● What you need to do: Return the lines that follow, exactly as they appear, from the first through the one containing "(0,0) rectangle (14.9,-13.46);"; no pictures are to be included.

● Dataset content:
----
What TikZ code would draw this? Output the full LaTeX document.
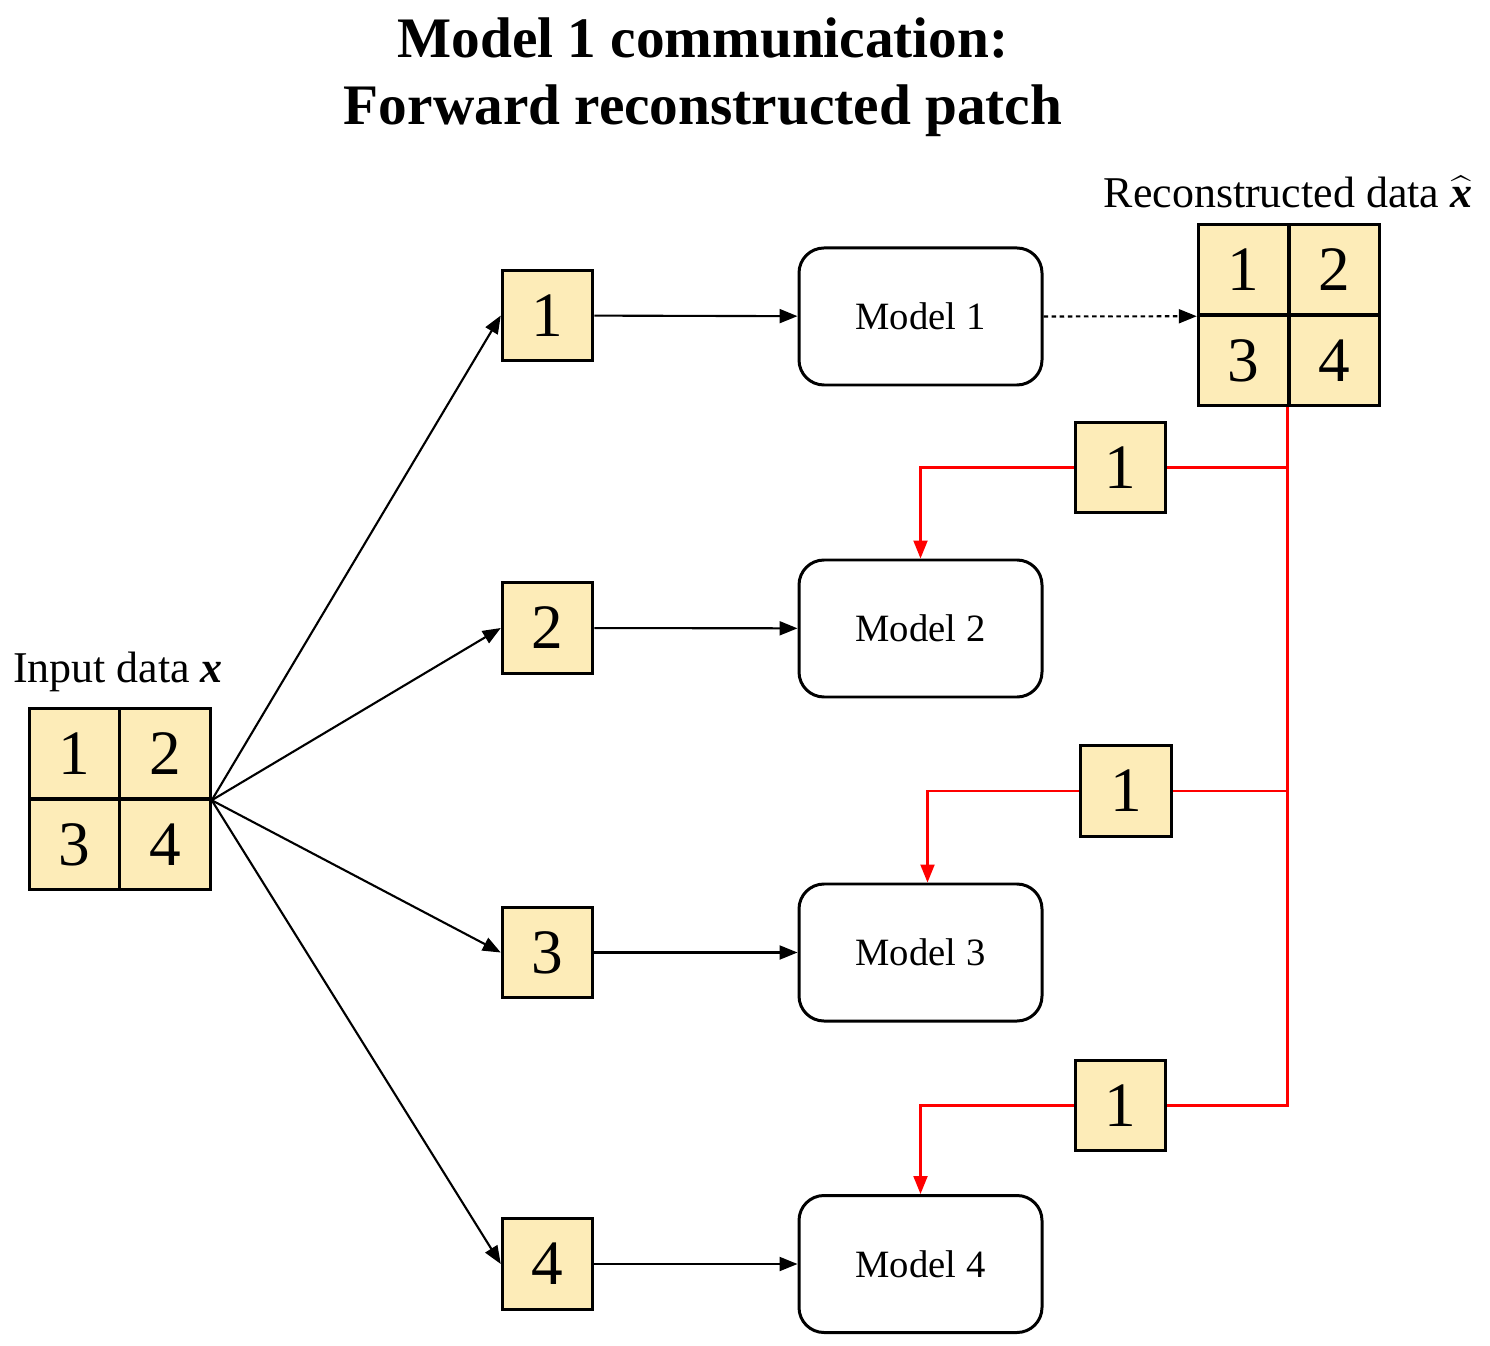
\documentclass[tikz,border=0pt]{standalone}
\usepackage{fontspec}
\setmainfont{Liberation Serif}
\usetikzlibrary{arrows.meta,calc}
\definecolor{patchfill}{HTML}{FDECB8}
\tikzset{
  cell/.style={draw, line width=0.85pt, fill=patchfill, minimum size=0.905cm, inner sep=0pt, font=\fontsize{18}{18}\selectfont},
  model/.style={draw, line width=0.85pt, rounded corners=0.25cm, minimum width=2.43cm, minimum height=1.37cm, font=\fontsize{11}{11}\selectfont},
  flow/.style={line width=0.6pt, -{Triangle[length=0.18cm,width=0.14cm]}},
  share/.style={red, line width=0.85pt},
  label/.style={font=\fontsize{12.5}{12.5}\selectfont}
}
\begin{document}
\begin{tikzpicture}
\useasboundingbox (0,0) rectangle (14.9,-13.46);

\node[align=center, font=\fontsize{16.3}{19}\selectfont\bfseries] (title) at (7.03,-0.77) {Model 1 communication:\\Forward reconstructed patch};

% input data
\node[label] (inlabel) at (1.18,-6.72) {Input data \textbf{\textit{x}}};
\node[cell] (x1) at (0.745,-7.535) {1};
\node[cell] (x2) at (1.650,-7.535) {2};
\node[cell] (x3) at (0.745,-8.445) {3};
\node[cell] (x4) at (1.650,-8.445) {4};
\coordinate (split) at (x2.south east);

% patches
\node[cell] (p1) at (5.475,-3.155) {1};
\node[cell] (p2) at (5.475,-6.28) {2};
\node[cell] (p3) at (5.475,-9.525) {3};
\node[cell] (p4) at (5.475,-12.64) {4};

% models
\node[model] (m1) at (9.205,-3.165) {Model 1};
\node[model] (m2) at (9.205,-6.285) {Model 2};
\node[model] (m3) at (9.205,-9.525) {Model 3};
\node[model] (m4) at (9.205,-12.64) {Model 4};

% reconstructed data
\node[label] (reclabel) at (12.88,-1.92) {Reconstructed data {\boldmath$\widehat{\mbox{\textbf{\textit{x}}}}$}};
\node[cell] (r1) at (12.435,-2.695) {1};
\node[cell] (r2) at (13.345,-2.695) {2};
\node[cell] (r3) at (12.435,-3.605) {3};
\node[cell] (r4) at (13.345,-3.605) {4};

% shared patch 1
\node[cell] (s2) at (11.205,-4.675) {1};
\node[cell] (s3) at (11.26,-7.91) {1};
\node[cell] (s4) at (11.205,-11.055) {1};

\path[draw,flow] (split) -- (p1.west);
\path[draw,flow] (split) -- (p2.west);
\path[draw,flow] (split) -- (p3.west);
\path[draw,flow] (split) -- (p4.west);
\path[draw,flow] (p1) -- (m1);
\path[draw,flow] (p2) -- (m2);
\path[draw,flow] (p3) -- (m3);
\path[draw,flow] (p4) -- (m4);
\path[draw,flow,dash pattern=on 1.3pt off 1pt] (m1.east) -- (r1.south west);

\path[draw,share] (r4.south west) |- (s4.east);
\path[draw,share] (s2.east) -- (s2.east -| r4.south west);
\path[draw,share] (s3.east) -- (s3.east -| r4.south west);
\path[draw,share,flow] (s2.west) -| (m2.north);
\path[draw,share,flow] (s3.west) -| ([xshift=0.07cm]m3.north);
\path[draw,share,flow] (s4.west) -| (m4.north);

\end{tikzpicture}
\end{document}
----
● Result:
What TikZ code would draw this? Output the full LaTeX document.
\documentclass[tikz,border=0pt]{standalone}
\usepackage{fontspec}
\setmainfont{Liberation Serif}
\usetikzlibrary{arrows.meta,calc}
\definecolor{patchfill}{HTML}{FDECB8}
\tikzset{
  cell/.style={draw, line width=0.85pt, fill=patchfill, minimum size=0.905cm, inner sep=0pt, font=\fontsize{18}{18}\selectfont},
  model/.style={draw, line width=0.85pt, rounded corners=0.25cm, minimum width=2.43cm, minimum height=1.37cm, font=\fontsize{11}{11}\selectfont},
  flow/.style={line width=0.6pt, -{Triangle[length=0.18cm,width=0.14cm]}},
  share/.style={red, line width=0.85pt},
  label/.style={font=\fontsize{12.5}{12.5}\selectfont}
}
\begin{document}
\begin{tikzpicture}
\useasboundingbox (0,0) rectangle (14.9,-13.46);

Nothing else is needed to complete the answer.